What the task requires = Which lines of the records contain "with"? Collect every one of them.

Exercise data =
+-------+

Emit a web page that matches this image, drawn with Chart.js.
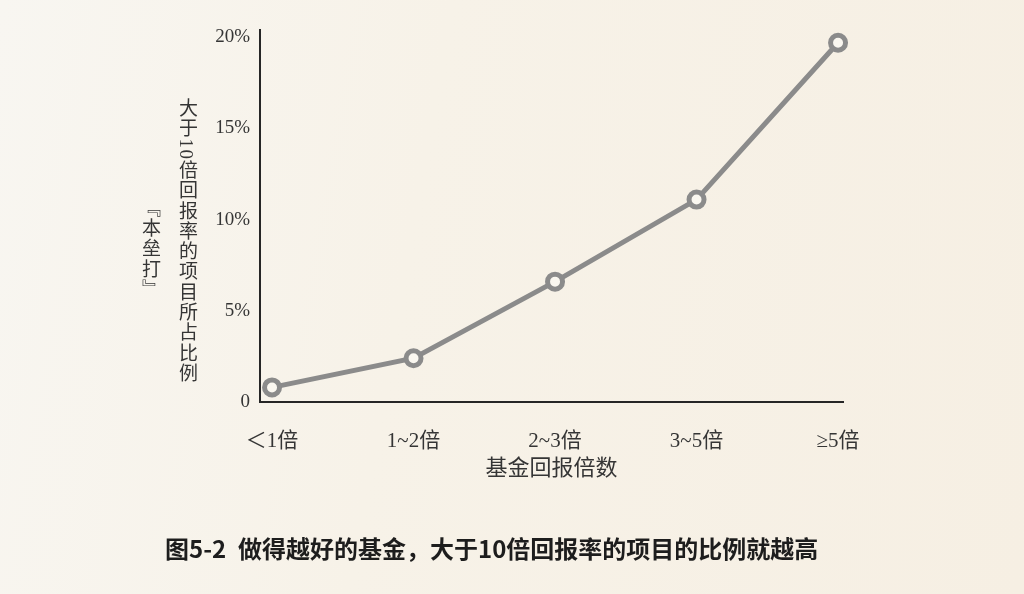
<!DOCTYPE html>
<html>
<head>
<meta charset="utf-8">
<script src="https://cdn.jsdelivr.net/npm/chart.js@4"></script>
<style>
  html, body { margin: 0; padding: 0; }
  body {
    width: 1024px; height: 594px; overflow: hidden; position: relative;
    background: linear-gradient(100deg, #f8f6f1 0%, #f7f2e8 40%, #f6efe3 100%);
  }
  #chart { position: absolute; left: 0; top: 0; }
  .vtitle {
    position: absolute;
    writing-mode: vertical-rl;
    font-family: "Liberation Serif", "Noto Sans CJK SC", serif;
    font-size: 19px;
    letter-spacing: 1.3px;
    color: #353535;
    line-height: 19px;
  }
  .vcjk {
    font-family: "Noto Sans CJK SC", sans-serif;
    font-feature-settings: "vert" 1;
  }
  .caption {
    position: absolute; top: 536px;
    font-family: "Noto Sans CJK SC", sans-serif;
    font-weight: bold; font-size: 24px; line-height: 24px; color: #1d1d1d;
    white-space: nowrap;
  }
</style>
</head>
<body>
<canvas id="chart" width="1024" height="594"></canvas>
<div class="vtitle" style="left:177px; top:98px;">大于10倍回报率的项目所占比例</div>
<div class="vtitle vcjk" style="left:142px; top:198px;">『本垒打』</div>
<div class="caption" style="left:165px;">图5-2</div>
<div class="caption" style="left:238px;">做得越好的基金，大于10倍回报率的项目的比例就越高</div>
<script>
'use strict'
// fund return multiple buckets
const categories = ["＜1倍", "1~2倍", "2~3倍", "3~5倍", "≥5倍"]
// share of deals returning more than 10x (%)
const shares = [0.8, 2.4, 6.6, 11.1, 19.7]
const yTickValues = [0, 5, 10, 15, 20]
const xTitle = "基金回报倍数"

const points = []
for (let i = 0; i < categories.length; i++) {
    points.push({ x: i, y: shares[i] })
}

const textColor = "#353535"
const axisColor = "#262626"

const config = {
    type: 'line',
    data: {
        datasets: [{
            data: points,
            borderColor: "#8b8b8b",
            borderWidth: 5,
            pointRadius: 7.5,
            pointBorderWidth: 5,
            pointBorderColor: "#8b8b8b",
            pointBackgroundColor: "#faf7f0",
            tension: 0,
            clip: false
        }]
    },
    options: {
        responsive: false,
        animation: false,
        events: [],
        layout: { padding: { left: 0, right: 181, top: 30, bottom: 112 } },
        plugins: { legend: { display: false }, tooltip: { enabled: false } },
        scales: {
            x: {
                type: 'linear',
                min: -0.085,
                max: 4.035,
                grid: { display: false },
                border: { display: true, color: axisColor, width: 2 },
                afterBuildTicks: function (scale) {
                    scale.ticks = categories.map((c, i) => ({ value: i }))
                },
                afterFit: function (scale) { scale.height = 80 },
                ticks: {
                    padding: 19,
                    color: textColor,
                    font: { family: "'Liberation Serif', 'Noto Sans CJK SC'", size: 21 },
                    callback: function (v) { return categories[v] }
                },
                title: {
                    display: true,
                    text: xTitle,
                    color: textColor,
                    padding: { top: 0, bottom: 2 },
                    font: { family: "'Noto Sans CJK SC'", size: 22 }
                }
            },
            y: {
                min: 0,
                max: 20.4,
                grid: { display: false },
                border: { display: true, color: axisColor, width: 2 },
                afterBuildTicks: function (scale) {
                    scale.ticks = yTickValues.map(v => ({ value: v }))
                },
                afterFit: function (scale) { scale.width = 260 },
                ticks: {
                    padding: 2,
                    color: textColor,
                    font: { family: "'Liberation Serif'", size: 19 },
                    callback: function (v) { return v === 0 ? "0" : v + "%" }
                }
            }
        }
    }
}

const myChart = new Chart(document.getElementById('chart'), config)
</script>
</body>
</html>
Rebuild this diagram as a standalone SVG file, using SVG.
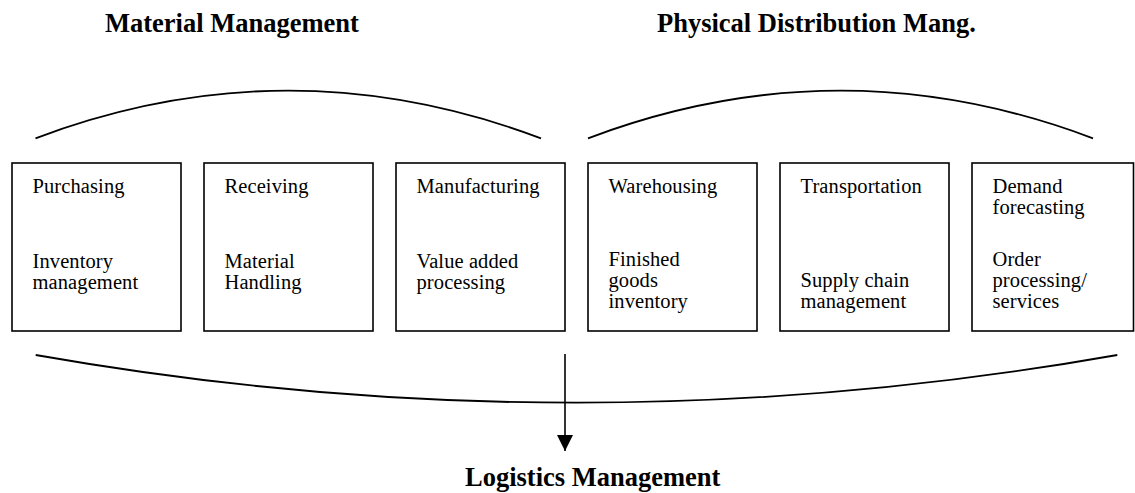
<svg xmlns="http://www.w3.org/2000/svg" width="1135" height="493" viewBox="0 0 1135 493">
<defs>
<style>
.box{fill:#fff;stroke:#000;stroke-width:1.6}
.t{font-family:"Liberation Serif","Times New Roman",serif;font-size:20.5px;letter-spacing:0.1px;fill:#000}
.h{font-family:"Liberation Serif","Times New Roman",serif;font-size:26.5px;font-weight:bold;fill:#000}
.arc{fill:none;stroke:#000;stroke-width:1.8}
</style>
<marker id="ah" viewBox="0 0 16 16" refX="16" refY="8" markerWidth="16" markerHeight="16" markerUnits="userSpaceOnUse" orient="auto">
<path d="M0,0 L16,8 L0,16 Z" fill="#000"/>
</marker>
</defs>
<rect width="1135" height="493" fill="#fff"/>
<g id="headings">
<text class="h" x="105" y="32">Material Management</text>
<text class="h" x="657" y="32">Physical Distribution Mang.</text>
</g>
<g id="n1">
<rect class="box" x="12" y="163" width="169" height="168"/>
<text class="t" x="32.5" y="193">Purchasing</text>
<text class="t" x="32.5" y="268">Inventory</text>
<text class="t" x="32.5" y="289">management</text>
</g>
<g id="n2">
<rect class="box" x="204" y="163" width="169" height="168"/>
<text class="t" x="224.5" y="193">Receiving</text>
<text class="t" x="224.5" y="268">Material</text>
<text class="t" x="224.5" y="289">Handling</text>
</g>
<g id="n3">
<rect class="box" x="396" y="163" width="169" height="168"/>
<text class="t" x="416.5" y="193">Manufacturing</text>
<text class="t" x="416.5" y="268">Value added</text>
<text class="t" x="416.5" y="289">processing</text>
</g>
<g id="n4">
<rect class="box" x="588" y="163" width="169" height="168"/>
<text class="t" x="608.5" y="193">Warehousing</text>
<text class="t" x="608.5" y="266">Finished</text>
<text class="t" x="608.5" y="287">goods</text>
<text class="t" x="608.5" y="308">inventory</text>
</g>
<g id="n5">
<rect class="box" x="780" y="163" width="169" height="168"/>
<text class="t" x="800.5" y="193">Transportation</text>
<text class="t" x="800.5" y="287">Supply chain</text>
<text class="t" x="800.5" y="308">management</text>
</g>
<g id="n6">
<rect class="box" x="972" y="163" width="161.5" height="168"/>
<text class="t" x="992.5" y="193">Demand</text>
<text class="t" x="992.5" y="214">forecasting</text>
<text class="t" x="992.5" y="266">Order</text>
<text class="t" x="992.5" y="287">processing/</text>
<text class="t" x="992.5" y="308">services</text>
</g>
<g id="connectors">
<path class="arc" d="M35.5,138.3 Q288,43 541,138.3"/>
<path class="arc" d="M588,138.3 Q840.5,43 1093,138.3"/>
<path class="arc" d="M35.7,355 Q576.5,450.4 1117.3,355"/>
<line x1="565" y1="354" x2="565" y2="451" stroke="#000" stroke-width="1.6" marker-end="url(#ah)"/>
</g>
<g id="footer">
<text class="h" x="465" y="486">Logistics Management</text>
</g>
</svg>
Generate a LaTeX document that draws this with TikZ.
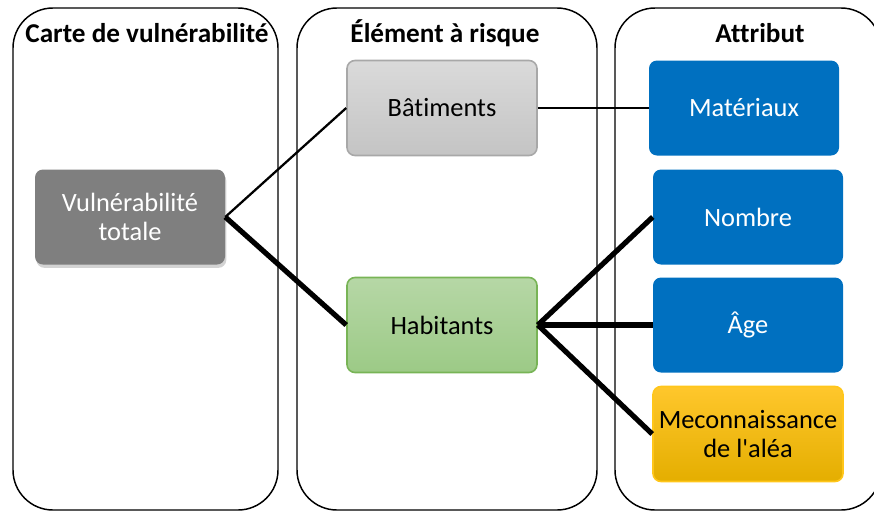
\documentclass[tikz,border=0pt]{standalone}
\usepackage{fontspec}
\setmainfont{Carlito}[Ligatures={NoCommon}]
\usepackage{xcolor}
\usepackage{tikz}
\usetikzlibrary{shadows}

\definecolor{vulngray}{HTML}{7F7F7F}
\definecolor{battop}{HTML}{DADADA}
\definecolor{batbot}{HTML}{C4C4C4}
\definecolor{batline}{HTML}{A8A8A8}
\definecolor{habtop}{HTML}{B6D7A6}
\definecolor{habbot}{HTML}{9CCA86}
\definecolor{habline}{HTML}{78B456}
\definecolor{attrblue}{HTML}{0070C0}
\definecolor{mectop}{HTML}{FFC72C}
\definecolor{mecbot}{HTML}{E4AE00}
\definecolor{mecline}{HTML}{FFC61A}

\begin{document}
\begin{tikzpicture}[x=0.75pt,y=-0.75pt,
    panel/.style={draw,line width=1.1pt,rounded corners=30pt},
    head/.style={anchor=base,font=\fontsize{20.4}{22}\selectfont\bfseries},
    box/.style={rounded corners=6pt,minimum width=142.5pt,minimum height=71.25pt,
      inner sep=0pt,align=center,font=\fontsize{19.8}{22}\selectfont},
    attr/.style={box,fill=attrblue,text=white},
    thin/.style={line width=1.7pt},
    thick/.style={line width=3.9pt}]
  \useasboundingbox (0,0) rectangle (874,511);
  \clip (0,0) rectangle (874,511);
  % columns
  \draw[panel] (13,8) rectangle (278,510);
  \draw[panel] (297,8) rectangle (597,510);
  \draw[panel] (615,8) rectangle (881,510);
  \node[head] (h1) at (147,42) {Carte de vulnérabilité};
  \node[head] (h2) at (445,42) {Élément à risque};
  \node[head] (h3) at (760,42) {Attribut};
  % boxes
  \node[box,fill=vulngray,text=white,
    drop shadow={opacity=0.35,shadow xshift=1pt,shadow yshift=-2.5pt}]
    (vuln) at (130,217) {Vulnérabilité\\totale};
  \node[box,top color=battop,bottom color=batbot,draw=batline,line width=1.2pt]
    (bat) at (442,108) {Bâtiments};
  \node[box,top color=habtop,bottom color=habbot,draw=habline,line width=1.2pt]
    (hab) at (442,325) {Habitants};
  \node[attr] (mat) at (744,108) {Matériaux};
  \node[attr] (nom) at (748,217) {Nombre};
  \node[attr] (age) at (748,325) {Âge};
  \node[box,top color=mectop,bottom color=mecbot,draw=mecline,line width=1.2pt]
    (mec) at (748,434) {Meconnaissance\\de l\textquotesingle aléa};
  % links
  \draw[thin] (vuln.east) -- (bat.west);
  \draw[thick] (vuln.east) -- (hab.west);
  \draw[thin] (bat.east) -- (mat.west);
  \draw[thick] (hab.east) -- (nom.west);
  \draw[thick] (hab.east) -- (age.west);
  \draw[thick] (hab.east) -- (mec.west);
\end{tikzpicture}
\end{document}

+-------+

Result for this task =
Emit a web page that matches this image, drawn with Chart.js.
Generate a LaTeX document that draws this with TikZ.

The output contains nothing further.